> **TO BE DONE**
Count how many lines in the material below hold the word "standalone"; the reply is that number alone.

-- BEGIN --

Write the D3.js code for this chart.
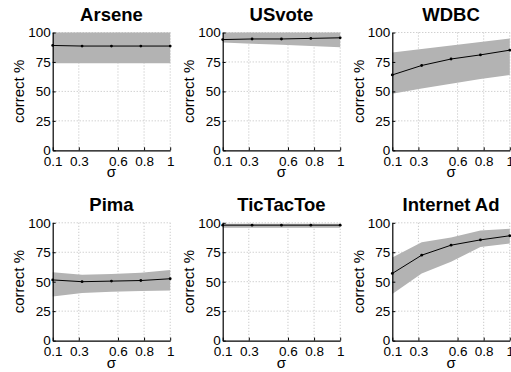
<!DOCTYPE html>
<html>
<head>
<meta charset="utf-8">
<script src="https://cdn.jsdelivr.net/npm/d3@7"></script>
<style>
  body { margin: 0; background: white; }
  svg { display: block; font-family: "Liberation Sans", Arial, sans-serif; }
</style>
</head>
<body>
<script>
// sigma values where the runs were made
var sigma = [0.1, 0.325, 0.55, 0.775, 1];
var xTicks = [0.1, 0.3, 0.6, 0.8, 1];
var yTicks = [0, 25, 50, 75, 100];

var titles = ["Arsene", "USvote", "WDBC", "Pima", "TicTacToe", "Internet Ad"];

// mean correct % and the band (lower / upper) for each data set
var arseneMean = [89, 88.5, 88.5, 88.5, 88.5];
var arseneLow  = [74, 74, 74, 74, 74];
var arseneHigh = [100, 100, 100, 100, 100];

var usvoteMean = [94, 94.5, 94.5, 95, 95.5];
var usvoteLow  = [91.5, 90.5, 89.5, 88.5, 87.5];
var usvoteHigh = [100, 100, 100, 100, 100];

var wdbcMean = [64, 72, 77.5, 81, 85];
var wdbcLow  = [48, 52.5, 56.5, 60.5, 64];
var wdbcHigh = [83, 86, 89, 92, 95];

var pimaMean = [51.5, 50, 50.5, 51, 52.5];
var pimaLow  = [37.5, 40.5, 41.5, 42, 42.5];
var pimaHigh = [58, 56, 56.5, 57.5, 60];

var tictacMean = [98, 98, 98, 98, 98];
var tictacLow  = [95.8, 95.8, 95.8, 95.8, 95.8];
var tictacHigh = [99.2, 99.2, 99.2, 99.2, 99.2];

var internetMean = [57, 72.5, 81, 85.5, 89];
var internetLow  = [39.5, 57, 67, 79.5, 82.5];
var internetHigh = [70.5, 83.5, 87.5, 93.5, 95];

var means = [arseneMean, usvoteMean, wdbcMean, pimaMean, tictacMean, internetMean];
var lows  = [arseneLow, usvoteLow, wdbcLow, pimaLow, tictacLow, internetLow];
var highs = [arseneHigh, usvoteHigh, wdbcHigh, pimaHigh, tictacHigh, internetHigh];

var width = 511, height = 372;
var colLeft = [52.7, 222.7, 392.3];
var rowTop = [32.5, 222.8];
var pw = 117.5, ph = 117.8;

var svg = d3.select("body").append("svg")
    .attr("width", width)
    .attr("height", height);

var x = d3.scaleLinear().domain([0.1, 1]).range([0, pw]);
var y = d3.scaleLinear().domain([0, 100]).range([ph, 0]);

titles.forEach(function(title, i) {
    var col = i % 3, row = Math.floor(i / 3);
    var g = svg.append("g")
        .attr("transform", "translate(" + colLeft[col] + "," + rowTop[row] + ")");

    var pts = sigma.map(function(s, k) {
        return { s: s, m: means[i][k], lo: lows[i][k], hi: highs[i][k] };
    });

    // dotted grid
    g.selectAll(".gx").data(xTicks.slice(1)).enter().append("line")
        .attr("x1", function(d) { return x(d); })
        .attr("x2", function(d) { return x(d); })
        .attr("y1", 0).attr("y2", ph)
        .attr("stroke", "#bdbdbd")
        .attr("stroke-width", 1)
        .attr("stroke-dasharray", "1,2");
    g.selectAll(".gy").data(yTicks.slice(1)).enter().append("line")
        .attr("x1", 0).attr("x2", pw)
        .attr("y1", function(d) { return y(d); })
        .attr("y2", function(d) { return y(d); })
        .attr("stroke", "#bdbdbd")
        .attr("stroke-width", 1)
        .attr("stroke-dasharray", "1,2");

    // band
    var area = d3.area()
        .x(function(d) { return x(d.s); })
        .y0(function(d) { return y(d.lo); })
        .y1(function(d) { return y(d.hi); });
    g.append("path")
        .datum(pts)
        .attr("d", area)
        .attr("fill", "#b3b3b3");

    // mean line with dots
    var line = d3.line()
        .x(function(d) { return x(d.s); })
        .y(function(d) { return y(d.m); });
    g.append("path")
        .datum(pts)
        .attr("d", line)
        .attr("fill", "none")
        .attr("stroke", "black")
        .attr("stroke-width", 1);
    g.selectAll(".pt").data(pts).enter().append("circle")
        .attr("cx", function(d) { return x(d.s); })
        .attr("cy", function(d) { return y(d.m); })
        .attr("r", 1.4)
        .attr("fill", "black");

    // axes, ticks inward like matlab
    var xAxis = d3.axisBottom(x).tickValues(xTicks)
        .tickFormat(function(d) { return d === 1 ? "1" : d3.format(".1f")(d); })
        .tickSizeInner(-3).tickSizeOuter(0).tickPadding(6);
    var gx = g.append("g").attr("transform", "translate(0," + ph + ")").call(xAxis);
    var yAxis = d3.axisLeft(y).tickValues(yTicks)
        .tickSizeInner(-3).tickSizeOuter(0).tickPadding(2);
    var gy = g.append("g").call(yAxis);

    [gx, gy].forEach(function(a) {
        a.select(".domain").attr("stroke", "black").attr("stroke-width", 1.2);
        a.selectAll(".tick line").attr("stroke", "black");
        a.selectAll(".tick text")
            .attr("fill", "black")
            .style("font-size", "13.5px")
            .style("font-family", "Liberation Sans, Arial, sans-serif");
    });

    // title
    g.append("text")
        .attr("x", pw / 2)
        .attr("y", -11.5)
        .attr("text-anchor", "middle")
        .style("font-size", "18.5px")
        .style("font-weight", "bold")
        .text(title);

    // axis labels
    g.append("text")
        .attr("x", pw / 2)
        .attr("y", ph + 27)
        .attr("text-anchor", "middle")
        .style("font-size", "15px")
        .text("σ");
    g.append("text")
        .attr("transform", "translate(" + (24 - colLeft[0]) + "," + (ph / 2) + ") rotate(-90)")
        .attr("text-anchor", "middle")
        .style("font-size", "15px")
        .text("correct %");
});
</script>
</body>
</html>
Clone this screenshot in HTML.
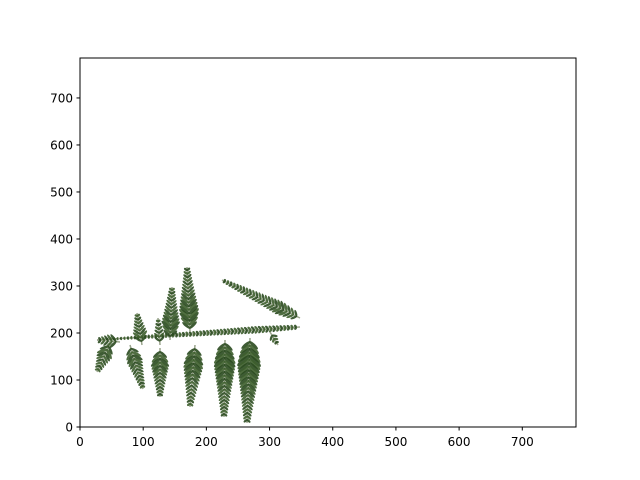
<!DOCTYPE html>
<html><head><meta charset="utf-8"><style>
body{margin:0;background:#fff;}
svg{display:block;font-family:"DejaVu Sans","Liberation Sans",sans-serif;}
</style></head><body>
<svg width="640" height="480" viewBox="0 0 640 480">
<g id="fern"></g>
<rect x="80" y="58" width="496" height="369" fill="none" stroke="#000" stroke-width="1"/>
<g id="xt"></g>
<g id="yt"></g>
</svg>
<script>
const xTicks=[0,100,200,300,400,500,600,700];
const yTicks=[0,100,200,300,400,500,600,700];
const xMin=0,xMax=785,yMin=0,yMax=785;
const X=v=>80+(v-xMin)/(xMax-xMin)*496;
const Y=v=>427-(v-yMin)/(yMax-yMin)*369;
const NS="http://www.w3.org/2000/svg";
function mk(t,a,p){const e=document.createElementNS(NS,t);for(const k in a)e.setAttribute(k,a[k]);p.appendChild(e);return e;}
const xt=document.getElementById('xt'),yt=document.getElementById('yt');
xTicks.forEach(v=>{const x=X(v);
 const l=mk('line',{x1:x,x2:x,y1:427,y2:430.5,stroke:'#000'},xt);
 
 
 const t=mk('text',{x:x,y:446,'font-size':12,'text-anchor':'middle'},xt);t.textContent=v;
 
 });
yTicks.forEach(v=>{const y=Y(v);
 const l=mk('line',{x1:76.5,x2:80,y1:y,y2:y,stroke:'#000'},yt);
 
 
 const t=mk('text',{x:73,y:y+4.5,'font-size':12,'text-anchor':'end'},yt);t.textContent=v;
 
 });
// fern fronds in pixel coords: [x1,y1,x2,y2,size]
const fronds=[[300,327,97,340,4],[250,338,247,423,13],[225,340,224,417,12],[195,345,190,407,11],[160,348,160,397,10],[130,345,143,389,9],[190,332,187,267,11],[170,340,172,287,10],[142,345,137,313,8],[160,345,158,318,6],[110,343,97,372,9],[300,318,222,280,8],[120,342,97,340,8],[270,332,278,345,5]];
const g=document.getElementById('fern');
fronds.forEach(f=>{const [x1,y1,x2,y2,s]=f;
 const l=mk('line',{x1,y1,x2,y2,stroke:'#9aa48c','stroke-width':1.5},g);
 
 
 const dx=x2-x1,dy=y2-y1,L=Math.hypot(dx,dy),ux=dx/L,uy=dy/L,n=Math.floor(L/3.5);
 for(let i=1;i<n;i++){const t=i/n,px=x1+dx*t,py=y1+dy*t,sz=s*Math.min(1,0.5+2.5*t)*(1-t*0.8);
  [1,-1].forEach(sg=>{const ang=Math.atan2(uy,ux)*180/Math.PI+sg*48;
   const e=mk('ellipse',{cx:px+Math.cos(ang*Math.PI/180)*sz*0.7,cy:py+Math.sin(ang*Math.PI/180)*sz*0.7,rx:sz*0.75,ry:Math.max(1.2,sz*0.22),fill:(i%2?'#2a4a1f':'#3d5e2c'),'fill-opacity':0.9},g);
   e.setAttribute('transform',`rotate(${ang} ${e.getAttribute('cx')} ${e.getAttribute('cy')})`);
   
   });}
});
</script>
</body></html>
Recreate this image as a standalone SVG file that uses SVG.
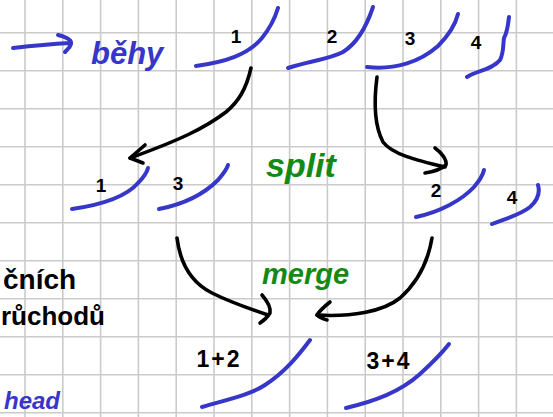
<svg xmlns="http://www.w3.org/2000/svg" width="553" height="417" viewBox="0 0 553 417">
  <style>
    .grid line { stroke: #cbcbcb; stroke-width: 1.6; }
    .run { fill: none; stroke: #3636c8; stroke-width: 4; stroke-linecap: round; stroke-linejoin: round; }
    .ink { fill: none; stroke: #000; stroke-width: 3.6; stroke-linecap: round; stroke-linejoin: round; }
    .lbl { font-family: "Liberation Sans", Arial, sans-serif; font-weight: bold; font-size: 19px; fill: #000; text-anchor: middle; }
    .sum { font-size: 23px; letter-spacing: 2px; }
    .hand { font-family: "Liberation Sans", Arial, sans-serif; font-weight: bold; }
    .slant { font-style: italic; }
    .green { fill: #138a13; }
    .blue { fill: #3636c8; }
  </style>

  <rect width="553" height="417" fill="#ffffff"/>

  <!-- squared paper -->
  <g class="grid">
    <line x1="25" y1="0" x2="25" y2="417"/>
    <line x1="62.8" y1="0" x2="62.8" y2="417"/>
    <line x1="100.6" y1="0" x2="100.6" y2="417"/>
    <line x1="138.4" y1="0" x2="138.4" y2="417"/>
    <line x1="176.2" y1="0" x2="176.2" y2="417"/>
    <line x1="214" y1="0" x2="214" y2="417"/>
    <line x1="251.8" y1="0" x2="251.8" y2="417"/>
    <line x1="289.6" y1="0" x2="289.6" y2="417"/>
    <line x1="327.4" y1="0" x2="327.4" y2="417"/>
    <line x1="365.2" y1="0" x2="365.2" y2="417"/>
    <line x1="403" y1="0" x2="403" y2="417"/>
    <line x1="440.8" y1="0" x2="440.8" y2="417"/>
    <line x1="478.6" y1="0" x2="478.6" y2="417"/>
    <line x1="516.4" y1="0" x2="516.4" y2="417"/>
    <line x1="0" y1="32.7" x2="553" y2="32.7"/>
    <line x1="0" y1="70.7" x2="553" y2="70.7"/>
    <line x1="0" y1="108.7" x2="553" y2="108.7"/>
    <line x1="0" y1="146.7" x2="553" y2="146.7"/>
    <line x1="0" y1="184.7" x2="553" y2="184.7"/>
    <line x1="0" y1="222.7" x2="553" y2="222.7"/>
    <line x1="0" y1="260.7" x2="553" y2="260.7"/>
    <line x1="0" y1="298.7" x2="553" y2="298.7"/>
    <line x1="0" y1="336.7" x2="553" y2="336.7"/>
    <line x1="0" y1="374.7" x2="553" y2="374.7"/>
    <line x1="0" y1="412.7" x2="553" y2="412.7"/>
  </g>

  <!-- heading: arrow + word -->
  <g id="heading">
    <path class="run" d="M13,48 C30,46 50,44 70,43 M58,35 C66,37 72,40 71,44 C70,48 67,50 65,52"/>
    <text class="hand slant blue" x="91" y="64" font-size="31">běhy</text>
  </g>

  <!-- input runs -->
  <g id="run-1">
    <path class="run" d="M196,66 C225,62 248,55 262,38 C270,28 275,18 278,8"/>
    <text class="lbl" x="236" y="43">1</text>
  </g>
  <g id="run-2">
    <path class="run" d="M288,68 C310,61 330,59 343,52 C356,44 366,28 373,7"/>
    <text class="lbl" x="332" y="43">2</text>
  </g>
  <g id="run-3">
    <path class="run" d="M367,67 C395,70 420,62 438,46 C448,36 455,26 458,14"/>
    <text class="lbl" x="410" y="45">3</text>
  </g>
  <g id="run-4">
    <path class="run" d="M467,77 C478,70 492,70 500,60 C504,52 503,44 504,38 C507,33 508,26 509,17"/>
    <text class="lbl" x="476" y="49">4</text>
  </g>

  <!-- after split -->
  <g id="split-label">
    <text class="hand slant green" x="266" y="177" font-size="34">split</text>
  </g>
  <g id="part-1">
    <path class="run" d="M72,209 C100,205 125,198 138,183 C144,177 147,172 148,168"/>
    <text class="lbl" x="101" y="192">1</text>
  </g>
  <g id="part-3">
    <path class="run" d="M159,209 C185,204 205,193 218,180 C224,173 227,169 228,165"/>
    <text class="lbl" x="178" y="190">3</text>
  </g>
  <g id="part-2">
    <path class="run" d="M416,217 C440,212 462,200 474,187 C480,180 483,175 484,170"/>
    <text class="lbl" x="436" y="197">2</text>
  </g>
  <g id="part-4">
    <path class="run" d="M492,224 C505,219 520,215 530,207 C538,200 540,192 538,185"/>
    <text class="lbl" x="512" y="204">4</text>
  </g>

  <!-- after merge -->
  <g id="merge-label">
    <text class="hand slant green" x="262" y="284" font-size="29">merge</text>
  </g>
  <g id="merged-12">
    <path class="run" d="M202,407 C225,400 250,395 265,385 C285,372 298,356 310,340"/>
    <text class="lbl sum" x="219" y="367">1+2</text>
  </g>
  <g id="merged-34">
    <path class="run" d="M346,408 C375,401 400,392 420,374 C432,363 442,353 449,344"/>
    <text class="lbl sum" x="389" y="369">3+4</text>
  </g>

  <!-- margin notes -->
  <g id="notes">
    <text class="hand" x="3" y="289" font-size="28" fill="#000">čních</text>
    <text class="hand" x="1" y="325" font-size="26" fill="#000">růchodů</text>
    <text class="hand slant blue" x="4" y="409" font-size="24">head</text>
  </g>

  <!-- connectors -->
  <g id="connectors">
    <path class="ink" d="M251,68 C246,90 238,102 226,112 C205,128 180,140 130,158"/>
    <path class="ink" d="M145,145 L130,158 L143,163"/>
    <path class="ink" d="M377,77 C374,100 374,125 383,142 C392,154 415,160 445,167"/>
    <path class="ink" d="M435,148 C442,153 447,160 446,165 C440,170 432,172 425,173"/>
    <path class="ink" d="M177,238 C180,262 190,282 212,293 C230,302 250,309 268,315"/>
    <path class="ink" d="M262,295 C268,302 271,308 270,313 C267,318 263,321 260,323"/>
    <path class="ink" d="M432,238 C428,262 418,282 400,298 C383,312 350,317 317,315"/>
    <path class="ink" d="M330,302 C325,306 320,310 317,315 C320,318 324,319 327,320"/>
  </g>
</svg>
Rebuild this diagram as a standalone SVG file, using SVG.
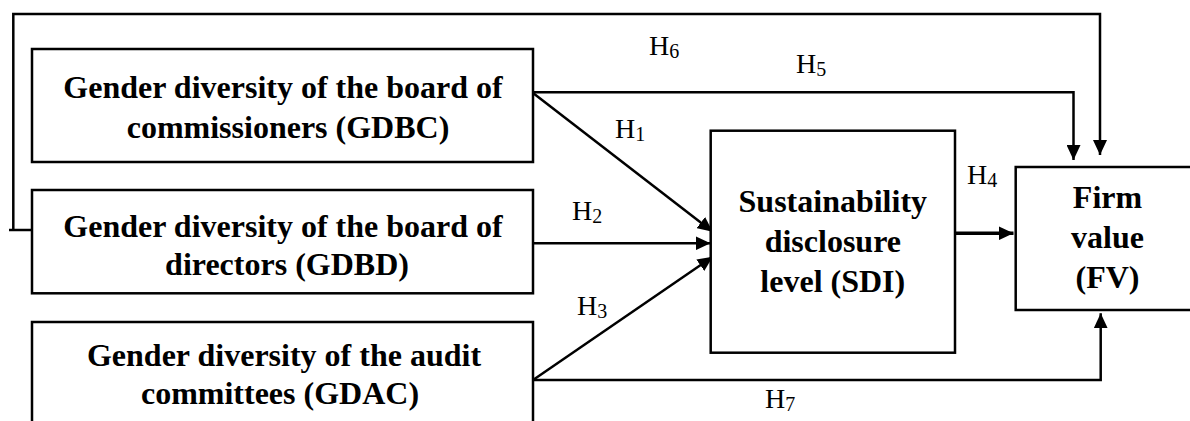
<svg xmlns="http://www.w3.org/2000/svg" width="1190" height="421" viewBox="0 0 1190 421">
<defs>
<marker id="ah" viewBox="0 0 15 14" refX="15" refY="7" markerWidth="15" markerHeight="14" markerUnits="userSpaceOnUse" orient="auto">
<path d="M0,0 L15,7 L0,14 z" fill="#000"/>
</marker>
</defs>
<style>
.box{fill:#fff;stroke:#000;stroke-width:2.5}
.t{font-family:"Liberation Serif","Times New Roman",serif;font-weight:bold;font-size:32px;fill:#000;text-anchor:middle}
.c{fill:none;stroke:#000;stroke-width:2.5}
.h{font-family:"Liberation Serif","Times New Roman",serif;font-size:28px;fill:#000}
.s{font-size:20px}
</style>
<rect width="1190" height="421" fill="#fff"/>
<g id="connectors">
<path class="c" d="M32,230 H9"/>
<path class="c" d="M13.3,230 V14 H1100 V155" marker-end="url(#ah)"/>
<path class="c" d="M533,92.3 H1073.5 V160" marker-end="url(#ah)"/>
<path class="c" d="M533,93 L712.7,231.7" marker-end="url(#ah)"/>
<path class="c" d="M533,243.3 L710.5,243.3" marker-end="url(#ah)"/>
<path class="c" d="M533,380 L712.7,256.7" marker-end="url(#ah)"/>
<path class="c" d="M946,233.3 L1013.5,233.3" style="stroke-width:3.5" marker-end="url(#ah)"/>
<path class="c" d="M533,380 H1100.7 V313.3" marker-end="url(#ah)"/>
</g>
<g id="GDBC">
<rect class="box" x="32" y="49" width="501" height="113"/>
<text class="t" x="283" y="98">Gender diversity of the board of</text>
<text class="t" x="288" y="138">commissioners (GDBC)</text>
</g>
<g id="GDBD">
<rect class="box" x="32" y="190" width="501" height="103.3"/>
<text class="t" x="283" y="237">Gender diversity of the board of</text>
<text class="t" x="287" y="275">directors (GDBD)</text>
</g>
<g id="GDAC">
<rect class="box" x="32" y="322" width="501" height="110"/>
<text class="t" x="284" y="366">Gender diversity of the audit</text>
<text class="t" x="280" y="404">committees (GDAC)</text>
</g>
<g id="SDI">
<rect class="box" x="710.7" y="130.7" width="244.3" height="222"/>
<text class="t" x="832.8" y="212">Sustainability</text>
<text class="t" x="832.8" y="252">disclosure</text>
<text class="t" x="832.8" y="292">level (SDI)</text>
</g>
<g id="FV">
<rect class="box" x="1015.7" y="167" width="190" height="143"/>
<text class="t" x="1107.5" y="208">Firm</text>
<text class="t" x="1107.5" y="248">value</text>
<text class="t" x="1107.5" y="288">(FV)</text>
</g>
<g id="labels">
<text class="h" x="649" y="55">H<tspan class="s" dy="3">6</tspan></text>
<text class="h" x="796" y="73">H<tspan class="s" dy="3">5</tspan></text>
<text class="h" x="615" y="138">H<tspan class="s" dy="3">1</tspan></text>
<text class="h" x="572" y="220">H<tspan class="s" dy="3">2</tspan></text>
<text class="h" x="577" y="315">H<tspan class="s" dy="3">3</tspan></text>
<text class="h" x="967" y="184">H<tspan class="s" dy="3">4</tspan></text>
<text class="h" x="765" y="408">H<tspan class="s" dy="3">7</tspan></text>
</g>
</svg>
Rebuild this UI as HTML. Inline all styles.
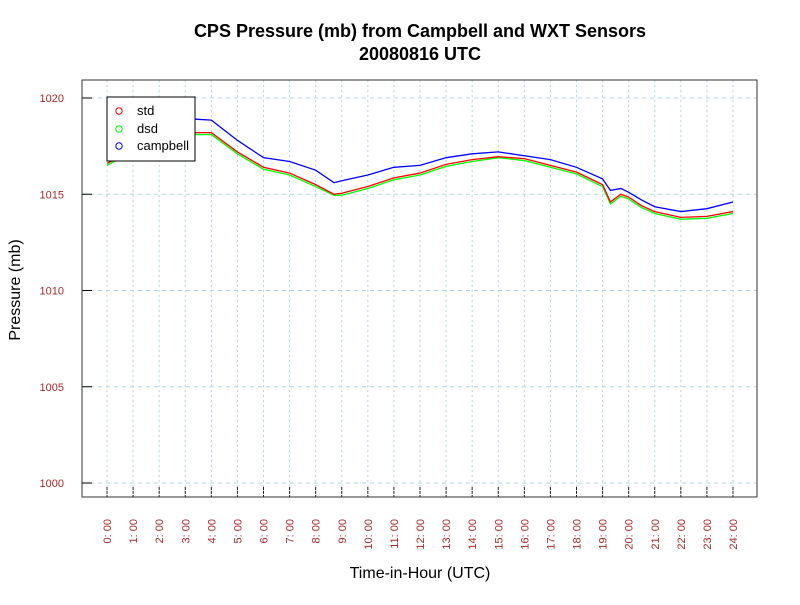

-- END --

> **EXERCISE RESPONSE**
2